The March on Washington put much more pressure on the Kennedy administration to advance civil rights legislation in Congress. The diaries of Arthur M. Schlesinger, Jr., published posthumously in 2007, suggest that President Kennedy was concerned that if the march failed to attract large numbers of demonstrators, it might undermine his civil rights efforts.
In the wake of the speech and march, King was named Man of the Year by TIME magazine for 1963, and in 1964, he was the youngest person ever awarded the Nobel Peace Prize.
In 2003, the National Park Service dedicated an inscribed marble pedestal to commemorate the location of King's speech at the Lincoln Memorial.
In 2004, the Library of Congress honored the speech by adding it to the United States National Recording Registry.

Martin Luther King, Jr. Day
At the White House Rose Garden on November 2, 1983, President Ronald Reagan signed a bill creating a federal holiday to honor King. Observed for the first time on January 20, 1986, it is called Martin Luther King, Jr. Day. Following President George H. W. Bush's 1992 proclamation, the holiday is observed on the third Monday of January each year, near the time of King's birthday. On January 17, 2000, for the first time, Martin Luther King Jr. Day was officially observed in all fifty U.S. states. Arizona (1992), New Hampshire (1999) and Utah (2000) were the last three states to recognize the holiday.

Awards and recognition
King was awarded at least fifty honorary degrees from colleges and universities in the U.S. and elsewhere. Besides winning the 1964 Nobel Peace Prize, in 1965 King was awarded the American Liberties Medallion by the American Jewish Committee for his "exceptional advancement of the principles of human liberty. In his acceptance remarks, King said, "Freedom is one thing. You have it all or you are not free. King was also awarded the Pacem in Terris Award, named after a 1963 encyclical letter by Pope John XXIII calling for all people to strive for peace.
In 1966, the Planned Parenthood Federation of America awarded King the Margaret Sanger Award for "his courageous resistance to bigotry and his lifelong dedication to the advancement of social justice and human dignity.
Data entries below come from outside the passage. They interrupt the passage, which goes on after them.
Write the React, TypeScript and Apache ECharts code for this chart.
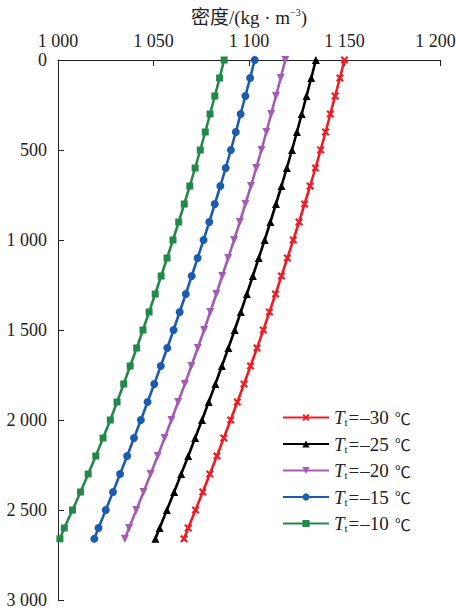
import React, { useEffect, useRef } from "react";
import * as echarts from "echarts";

const depths = [0, 100, 200, 300, 400, 500, 600, 700, 800, 900, 1000, 1100, 1200, 1300, 1400, 1500, 1600, 1700, 1800, 1900, 2000, 2100, 2200, 2300, 2400, 2500, 2600, 2660];

const red30 = [1150, 1147.6, 1145.1, 1142.6, 1140.1, 1137.5, 1134.8, 1132.0, 1129.1, 1126.2, 1123.2, 1120.1, 1117.0, 1113.9, 1110.7, 1107.5, 1104.2, 1100.8, 1097.4, 1093.9, 1090.4, 1086.8, 1083.2, 1079.5, 1075.8, 1072.0, 1068.2, 1066.0];
const black25 = [1135, 1132.6, 1130.1, 1127.6, 1125.1, 1122.5, 1119.8, 1117.0, 1114.1, 1111.2, 1108.2, 1105.1, 1102.0, 1098.9, 1095.7, 1092.5, 1089.2, 1085.8, 1082.4, 1078.9, 1075.4, 1071.8, 1068.2, 1064.5, 1060.8, 1057.0, 1053.2, 1051.0];
const purple20 = [1119, 1116.6, 1114.1, 1111.6, 1109.1, 1106.5, 1103.8, 1101.0, 1098.1, 1095.2, 1092.2, 1089.1, 1086.0, 1082.9, 1079.7, 1076.5, 1073.2, 1069.8, 1066.4, 1062.9, 1059.4, 1055.8, 1052.2, 1048.5, 1044.8, 1041.0, 1037.2, 1035.0];
const blue15 = [1103, 1100.6, 1098.1, 1095.6, 1093.1, 1090.5, 1087.8, 1085.0, 1082.1, 1079.2, 1076.2, 1073.1, 1070.0, 1066.9, 1063.7, 1060.5, 1057.2, 1053.8, 1050.4, 1046.9, 1043.4, 1039.8, 1036.2, 1032.5, 1028.8, 1025.0, 1021.2, 1019.0];
const green10 = [1087, 1084.6, 1082.1, 1079.6, 1077.1, 1074.5, 1071.8, 1069.0, 1066.1, 1063.2, 1060.2, 1057.1, 1054.0, 1050.9, 1047.7, 1044.5, 1041.2, 1037.8, 1034.4, 1030.9, 1027.4, 1023.6, 1019.8, 1015.8, 1011.8, 1007.6, 1003.3, 1001.0];

const seriesLabels = ["–30", "–25", "–20", "–15", "–10"];
const seriesNames = seriesLabels.map((t) => `Tt=${t}`);

const CROSS = "path://M2,0 L5,3 L8,0 L10,2 L7,5 L10,8 L8,10 L5,7 L2,10 L0,8 L3,5 L0,2 Z";
const SERIF = "'Liberation Serif', 'Times New Roman', serif";

const fmt = (v: number) =>
  v >= 1000 ? `${Math.floor(v / 1000)} ${String(v % 1000).padStart(3, "0")}` : String(v);

export default function App() {
  const ref = useRef<HTMLDivElement>(null);
  useEffect(() => {
    if (!ref.current) return;
    const chart = echarts.init(ref.current, undefined, { renderer: "svg" });
    const all = [red30, black25, purple20, blue15, green10];
    const colors = ["#ee1c25", "#000000", "#a35cb1", "#1b5cae", "#23894a"];
    const symbols = [CROSS, "triangle", "triangle", "circle", "rect"];
    const rotates = [0, 0, 180, 0, 0];
    const sizes = [8, 8, 8, 8, 7];
    const series = all.map((vals, i) => ({
      type: "line",
      name: seriesNames[i],
      data: vals.map((v, j) => [v, depths[j]]),
      symbol: symbols[i],
      symbolRotate: rotates[i],
      symbolSize: sizes[i],
      showAllSymbol: true,
      lineStyle: { color: colors[i], width: 2.6 },
      itemStyle: { color: colors[i] },
      z: 10 - i,
    }));
    const txt = "#222";
    chart.setOption({
      animation: false,
      backgroundColor: "#ffffff",
      grid: { left: 58, right: 17, top: 60, bottom: 13, containLabel: false, outerBoundsMode: "none" },
      legend: {
        orient: "vertical",
        left: 277,
        top: 403,
        itemWidth: 46,
        itemHeight: 9,
        itemGap: 7,
        data: seriesNames,
        formatter: (name: string) => {
          const idx = seriesNames.indexOf(name);
          return `{i|T}{s|t}{e|=}{n|${seriesLabels[idx]}}{c|℃}`;
        },
        textStyle: {
          fontFamily: SERIF,
          fontSize: 18,
          color: txt,
          rich: {
            i: { fontFamily: SERIF, fontStyle: "italic", fontSize: 19, color: txt },
            s: { fontFamily: SERIF, fontSize: 11, color: txt, padding: [9, 0, 0, 0] },
            e: { fontFamily: SERIF, fontSize: 19, color: txt, padding: [0, 1, 0, 1] },
            n: { fontFamily: SERIF, fontSize: 19, color: txt },
            c: { fontFamily: "'Noto Sans CJK SC', sans-serif", fontSize: 16, color: txt, padding: [0, 0, 0, 6] },
          },
        },
      },
      xAxis: {
        type: "value",
        position: "top",
        min: 1000,
        max: 1200,
        interval: 50,
        name: "{a|密度/(kg · m}{b|−3}{a|)}",
        nameLocation: "middle",
        nameGap: 32,
        nameTextStyle: {
          rich: {
            a: { fontFamily: "'Liberation Serif', 'Noto Sans CJK SC', serif", fontSize: 19, color: txt },
            b: { fontFamily: SERIF, fontSize: 10, color: txt, padding: [0, 0, 10, 0] },
          },
        },
        axisLine: { show: true, lineStyle: { color: txt, width: 1 } },
        axisTick: { show: true, inside: true, length: 6, lineStyle: { color: txt } },
        axisLabel: {
          formatter: (v: number) => (v === 1200 ? `{r|${fmt(v)}}` : fmt(v)),
          fontFamily: SERIF,
          fontSize: 18,
          color: txt,
          margin: 10,
          rich: { r: { fontFamily: SERIF, fontSize: 18, color: txt, padding: [0, 9, 0, 0] } },
        },
        splitLine: { show: false },
      },
      yAxis: {
        type: "value",
        inverse: true,
        min: 0,
        max: 3000,
        interval: 500,
        axisLine: { show: true, lineStyle: { color: txt, width: 1 } },
        axisTick: { show: true, inside: true, length: 6, lineStyle: { color: txt } },
        axisLabel: { formatter: fmt, fontFamily: SERIF, fontSize: 18, color: txt, margin: 11 },
        splitLine: { show: false },
      },
      series,
    });
    return () => chart.dispose();
  }, []);
  return (
    <div
      ref={ref}
      style={{ position: "fixed", left: 0, top: 0, width: 457, height: 613 }}
    />
  );
}
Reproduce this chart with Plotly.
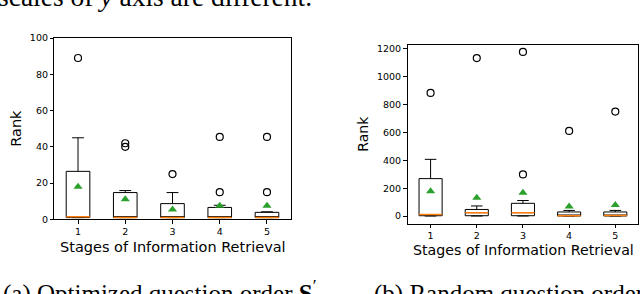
import plotly.graph_objects as go

stages = [1, 2, 3, 4, 5]
stage_labels = ["1", "2", "3", "4", "5"]

# (a) Optimized question order
a_q1 = [1, 1, 1, 1, 1]
a_median = [1.5, 1, 1, 1, 1]
a_q3 = [26.5, 14.8, 8.7, 6.6, 3.9]
a_low = [1, 1, 1, 1, 1]
a_high = [45, 15.9, 14.8, 7.8, 4.2]
a_mean = [18, 11.1, 5.5, 7.5, 7.5]
a_outliers = [[89], [40, 42], [25], [15, 45.5], [15, 45.5]]

# (b) Random question order
b_q1 = [3, 3, 3, 1, 1]
b_median = [11, 25, 25, 3, 4]
b_q3 = [269, 48, 92, 30, 30]
b_low = [1, 1, 1, 1, 1]
b_high = [407, 73, 112, 41, 41]
b_mean = [179, 131, 168, 69, 80]
b_outliers = [[883], [1133], [1177, 299], [611], [749]]

a_yticks = [0, 20, 40, 60, 80, 100]
b_yticks = [0, 200, 400, 600, 800, 1000, 1200]

W, H = 640, 294
fig = go.Figure()

def add_panel(xa, ya, q1, med, q3, low, high, mean, outl):
    fig.add_trace(go.Box(
        x=stages, q1=q1, median=med, q3=q3, lowerfence=low, upperfence=high,
        width=0.5, whiskerwidth=0.5, fillcolor="white",
        line=dict(color="black", width=1), boxpoints=False,
        xaxis=xa, yaxis=ya, showlegend=False, hoverinfo="skip"))
    mx, my = [], []
    for c, m in zip(stages, med):
        mx += [c - 0.25, c + 0.25, None]
        my += [m, m, None]
    fig.add_trace(go.Scatter(x=mx, y=my, mode="lines",
                             line=dict(color="#ff7f0e", width=1.5),
                             xaxis=xa, yaxis=ya, showlegend=False, hoverinfo="skip"))
    fig.add_trace(go.Scatter(x=stages, y=mean, mode="markers",
                             marker=dict(symbol="triangle-up", color="#2ca02c", size=8),
                             xaxis=xa, yaxis=ya, showlegend=False, hoverinfo="skip"))
    ox, oy = [], []
    for c, vals in zip(stages, outl):
        for v in vals:
            ox.append(c)
            oy.append(v)
    fig.add_trace(go.Scatter(x=ox, y=oy, mode="markers",
                             marker=dict(symbol="circle-open", color="black", size=7,
                                         line=dict(width=1.2, color="black")),
                             xaxis=xa, yaxis=ya, showlegend=False, hoverinfo="skip"))

add_panel("x", "y", a_q1, a_median, a_q3, a_low, a_high, a_mean, a_outliers)
add_panel("x2", "y2", b_q1, b_median, b_q3, b_low, b_high, b_mean, b_outliers)

tickfont = dict(family="DejaVu Sans", size=9.5, color="black")
axis_common = dict(showgrid=False, zeroline=False, showline=True, linecolor="black",
                   linewidth=1, mirror=True, ticks="outside", ticklen=3.5,
                   tickcolor="black", tickwidth=1, tickfont=tickfont)

fig.update_layout(
    width=W, height=H, margin=dict(l=0, r=0, t=0, b=0),
    paper_bgcolor="white", plot_bgcolor="white",
    xaxis=dict(domain=[54.4 / W, 290.6 / W], range=[0.5, 5.5], tickvals=stages,
               ticktext=stage_labels, anchor="y", **axis_common),
    yaxis=dict(domain=[(H - 221.7) / H, (H - 33.3) / H], range=[0, 100],
               tickvals=a_yticks, anchor="x", **axis_common),
    xaxis2=dict(domain=[407.5 / W, 638.4 / W], range=[0.5, 5.5], tickvals=stages,
                ticktext=stage_labels, anchor="y2", **axis_common),
    yaxis2=dict(domain=[(H - 226) / H, (H - 40) / H], range=[-53, 1230],
                tickvals=b_yticks, anchor="x2", **axis_common),
)

def px_ann(text, x, y, size, family, xanchor="center", yanchor="middle", angle=0):
    fig.add_annotation(text=text, xref="paper", yref="paper", x=x / W, y=(H - y) / H,
                       xanchor=xanchor, yanchor=yanchor, showarrow=False, textangle=angle,
                       font=dict(family=family, size=size, color="black"))

# axis titles
px_ann("Rank", 16, 127.5, 14.5, "DejaVu Sans", angle=-90)
px_ann("Stages of Information Retrieval", 172.5, 250, 14.5, "DejaVu Sans")
px_ann("Rank", 362.7, 133, 14, "DejaVu Sans", angle=-90)
px_ann("Stages of Information Retrieval", 523, 254, 14.2, "DejaVu Sans")

# surrounding paper text (cropped)
px_ann("scales of <i>y</i> axis are different.", -4, 8.0, 27.5, "Liberation Serif",
       xanchor="left", yanchor="bottom")
px_ann("(a) Optimized question order <b>S</b><sup>′</sup>", 1, 315.5, 25, "Liberation Serif",
       xanchor="left", yanchor="bottom")
px_ann("(b) Random question order", 372, 315.5, 25, "Liberation Serif",
       xanchor="left", yanchor="bottom")

fig.write_html("out.html", config={"displayModeBar": False},
               post_script="document.body.style.margin='0';")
King was posthumously awarded the Marcus Garvey Prize for Human Rights by Jamaica in 1968.
In 1971, King was posthumously awarded the Grammy Award for Best Spoken Word Album for his Why I Oppose the War in Vietnam. Six years later, the Presidential Medal of Freedom was awarded to King by Jimmy Carter. King and his wife were also awarded the Congressional Gold Medal in 2004.
King was second in Gallup's List of Widely Admired People in the 20th century. In 1963 King was named Time Person of the Year and in 2000, King was voted sixth in the Person of the Century poll by the same magazine. King was elected third in the Greatest American contest conducted by the Discovery Channel and AOL.
More than 730 cities in the United States have streets named after King. King County, Washington rededicated its name in his honor in 1986, and changed its logo to an image of his face in 2007. The city government center in Harrisburg, Pennsylvania, is named in honor of King. King is remembered as a martyr by the Episcopal Church in the United States of America (feast day April 4) and the Evangelical Lutheran Church in America (feast day January 15).
In 2002, scholar Molefi Kete Asante listed Martin Luther King, Jr. on his list of 100 Greatest African Americans.